# Ratings Detail



## mikatl55 (Jun 12, 2015)

Will Uber give you any details on ratings received on a specific day? How quickly do new ratings get factored into your overall score?

My rating dropped from 4.92 to 4.67 overnight. I did 3 trips last night before 2AM EST and 5 more trips today after 7AM. 

I assume the ratings from last night got added in and the ratings from this morning are still pending. Sound right?

I had once trip that turned into a debacle and coild have received a 1, but ygr rest were all pretty good

My total # of trips is still less than 30, so a single 1 could slam me. Just curious what happened but I assume I'll never know.

Mike


----------



## RainbowPlate (Jul 12, 2015)

mikatl55 said:


> Just curious what happened but I assume I'll never know.


Correct. You will never know.

Now just get to the level where you never care and you'll be fine.


----------



## OrlUberOffDriver (Oct 27, 2014)

Yeah! With only about 30 trips, a 1 start slams you down on the ratings.


----------



## Amsoil Uber Connect (Jan 14, 2015)

It may go up cause some may not have rated yet.


----------



## Hondaguy7643 (Apr 18, 2015)

mikatl55 said:


> Will Uber give you any details on ratings received on a specific day? How quickly do new ratings get factored into your overall score?


No details, they just kinda leave us in the dark. Probably for good reason so we can't go back and retaliate against a pax. lol.

Seriously though no details. Not sure how quickly it's factored into the overall score, but the thing to keep in mind is that a pax is not required to rate right away like we are required to rate them as soon as they exit the car. The rating could be affected a week later by a pax that forgot to rate todays ride.


----------



## mikatl55 (Jun 12, 2015)

I was able to back into it...I got a 5, a 4 and a 1. 

So, if PAX canceled on me after about 15 minutes (they sent me to wrong exit), are they able to rate me? They are only PAX that would have given s 1 (I sure hope).

Mike


----------



## ladyanya (Apr 5, 2015)

mikatl55 said:


> I was able to back into it...I got a 5, a 4 and a 1.
> 
> So, if PAX canceled on me after about 15 minutes (they sent me to wrong exit), are they able to rate me? They are only PAX that would have given s 1 (I sure hope).
> 
> Mike


just how were you able to see you received each rating per trip? the 5,4, and 1 how?


----------



## mikatl55 (Jun 12, 2015)

ladyanya said:


> just how were you able to see you received each rating per trip? the 5,4, and 1 how?

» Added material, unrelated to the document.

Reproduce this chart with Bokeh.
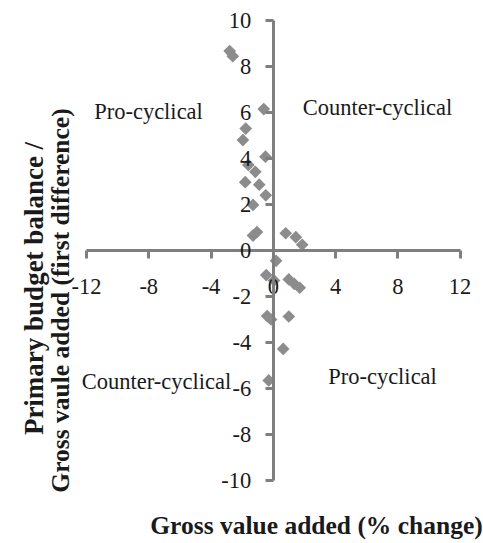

Just applied a little math. Worked out so the only reasonable solution was a 5+4+1.

Prior to ratings drop...16 trips, 4.92 rating
After drop...19 trips, 4.67 rating

(19*4.67) - (16*4.92) = 10

So, I got 10 points for three new trips. Possible I got 5, 3, 2 but very unlikely.

If there were more trips, it would be harder to pinpoint.


----------



## ladyanya (Apr 5, 2015)

that's why I don't understand why my ratings drop rapidly my car very clean I even earn tips on most rides great conversation,greetings,etc
I offer water candy etc 
know my routes very well
engage conversation when warranted and the more trips I complete my ratings drop overnight can't see what I'm doing wrong or how to improve for better ratings


----------